Q: What is it about Nordic Noir, do you think, that’s made the genre so popular? Is there something in particular about places in the Nordics, and indeed Bergen, that lends itself to a certain type of narrative and adds to the reading experience?
A: Crime fiction has a long tradition in Norwegian literature; in fact, the first crime novel was written here in 1839, a year before Edgar Allan Poe wrote The Murders in the Rue Morgue. This is a tradition shared in Denmark and Sweden, too. Most Nordic Noir authors were influenced by Swedish crime writers Sjöwall & Wahlöö, who created and defined the genre with their ten novels featuring Martin Beck, between 1965 and 1975. Nordic literature also embraces nature – something seen as early as the Icelandic sagas, from the 13th century. There is that rugged, spectacular beauty of the landscape – countries of extremes in geography and temperature and, of course, that desolate darkness of the winter months… all of which lend themselves to the atmosphere.
Q: What do you personally love most about Norway generally and Bergen specifically? And would you say that your books are very Norwegian?
A: In addition to democracy and the admirable welfare state, what I love most about Norway is nature – the towering mountains, endless fjords, and the beautiful coastline. Bergen itself is a charming city, teeming with history in its stunning architecture, and it has a long cultural tradition in the worlds of theatre, music and literature. My books are set in Norway and Norway is very much a character, but I write with international readers in mind, and they are as accessible anywhere and everywhere.

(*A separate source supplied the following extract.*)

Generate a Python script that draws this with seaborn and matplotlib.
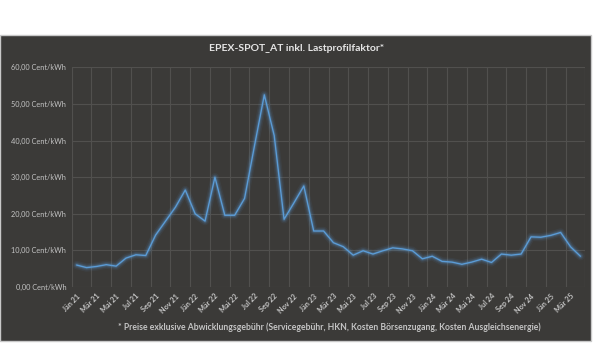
import numpy as np
import pandas as pd
import matplotlib
matplotlib.use("Agg")
import matplotlib.pyplot as plt
import seaborn as sns
from matplotlib.patches import Rectangle

# monthly values Jan 21 .. Apr 25 (Cent/kWh)
months = ["Jän", "Feb", "Mär", "Apr", "Mai", "Jun", "Jul", "Aug", "Sep", "Okt", "Nov", "Dez"]
years = ["21", "22", "23", "24", "25"]
month_labels = [f"{m} {y}" for y in years for m in months][:52]

prices = [6.0, 5.3, 5.6, 6.1, 5.7, 7.9, 8.8, 8.6, 14.2, 18.0, 21.8, 26.5,
          20.0, 18.0, 30.0, 19.6, 19.6, 24.2, 38.5, 52.5, 41.4, 18.5, 23.0, 27.6,
          15.3, 15.3, 12.1, 11.0, 8.7, 9.9, 9.0, 9.9, 10.7, 10.4, 9.9, 7.7,
          8.4, 7.0, 6.8, 6.2, 6.8, 7.6, 6.7, 9.0, 8.7, 9.0, 13.7, 13.6,
          14.1, 14.9, 11.0, 8.4]

title = "EPEX-SPOT_AT inkl. Lastprofilfaktor*"
footnote = "* Preise exklusive Abwicklungsgebühr (Servicegebühr, HKN, Kosten Börsenzugang, Kosten Ausgleichsenergie)"

df = pd.DataFrame({"idx": np.arange(len(prices)), "preis": prices})

sns.set_theme(style="dark")
plt.rcParams["font.family"] = ["Lato", "DejaVu Sans"]

bg = "#3b3a38"
txt = "#c4c4c4"
grid_c = "#51504e"
line_c = "#5b9bd5"

fig = plt.figure(figsize=(6.05, 3.53), dpi=100)
fig.patch.set_facecolor("white")
fig.patches.append(Rectangle((0.0, 0.034), 0.977, 0.867, transform=fig.transFigure,
                             facecolor=bg, edgecolor="#c8c8c8", linewidth=1.0, zorder=-5))

ax = fig.add_axes([0.1185, 0.187, 0.849, 0.622])
ax.set_zorder(2)
ax.set_facecolor(bg)

# glow under the line
for lw, a in [(6, 0.07), (4, 0.13), (2.5, 0.22)]:
    sns.lineplot(data=df, x="idx", y="preis", ax=ax, color=line_c, linewidth=lw, alpha=a)
sns.lineplot(data=df, x="idx", y="preis", ax=ax, color=line_c, linewidth=1.0)

n = len(prices)
ax.set_xlim(-0.5, n - 0.5)
ax.set_ylim(0, 60)
ax.set_yticks(np.arange(0, 61, 10))
ax.set_yticklabels([f"{v:.2f}".replace(".", ",") + " Cent/kWh" for v in range(0, 61, 10)],
                   fontsize=5.3, color=txt)
ax.set_xticks(np.arange(0, n, 2))
ax.set_xticklabels(month_labels[::2], rotation=45, ha="right", rotation_mode="anchor",
                   fontsize=5.2, color=txt, fontweight="bold")
ax.tick_params(axis="both", length=0, pad=4)

ax.grid(False)
for yv in range(0, 61, 10):
    ax.axhline(yv, color=grid_c, linewidth=0.8, zorder=0)
for xv in np.arange(-0.5, n, 2):
    ax.axvline(xv, color=grid_c, linewidth=0.8, zorder=0)
ax.axvline(n - 0.5, color=grid_c, linewidth=0.8, zorder=0)
for s in ax.spines.values():
    s.set_visible(False)
ax.set_xlabel("")
ax.set_ylabel("")

fig.text(0.49, 0.862, title, ha="center", va="center", fontsize=7.5, color="#e6e6e6",
         fontweight="bold")
fig.text(0.545, 0.073, footnote, ha="center", va="center", fontsize=6.2,
         color=txt, fontweight="bold")

fig.savefig("out.png", dpi=100, facecolor="white")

Q: If readers who don’t speak Norwegian would like to familiarise themselves with Bergen more prior to visiting, are there any books, films or other works of art or media that you would recommend?
A: We are a relatively small country, and many of our classics have not been translated into English; however, if you want to get to know Bergen, I suggest the Varg Veum novels (of course), all of which are set there, and also Agnes Ravatn’s The Seven Doors and the works of our biggest female writer, Amalie Skram, such as The People from Hellemyr.
Q: Looking back at the 40 years that have passed since Bitter Flowers was first written, what change would you wish to see in the world in the next 40 years?
A: The climate crisis is the biggest problem we are facing both today and in the future, and if mankind is to survive, some big changes will have to be made. Wiser decisions and a concerted effort by politicians in the 40 years since I wrote Bitter Flowers might have made all the difference. Let’s hope that change is on the cards.
Gunnar Staalesen’s top five tips of things to see and do in Bergen: 1. Take the funicular railway to the Fløyen Mountain (eight minutes) and go for a walk in the woods at the top, continuing through the trees to a majestic mountain plateau. 2. Visit Bryggen, the old, Hanseatic part of the town. 3. Walk through the narrow streets of Nordnes, where you will find the Bergen Aquarium and a nice park towards the fjord (Nordnes is a peninsula). 4. Visit Troldhaugen, the home of Edvard Grieg, Bergen’s bestknown composer. 5. Visit some of the art collections, go to a concert (from rock and jazz to philharmonic orchestra) or visit the beautiful theatre, Den Nationale Scene. Bergen’s culture scene is flourishing, and there is much to admire.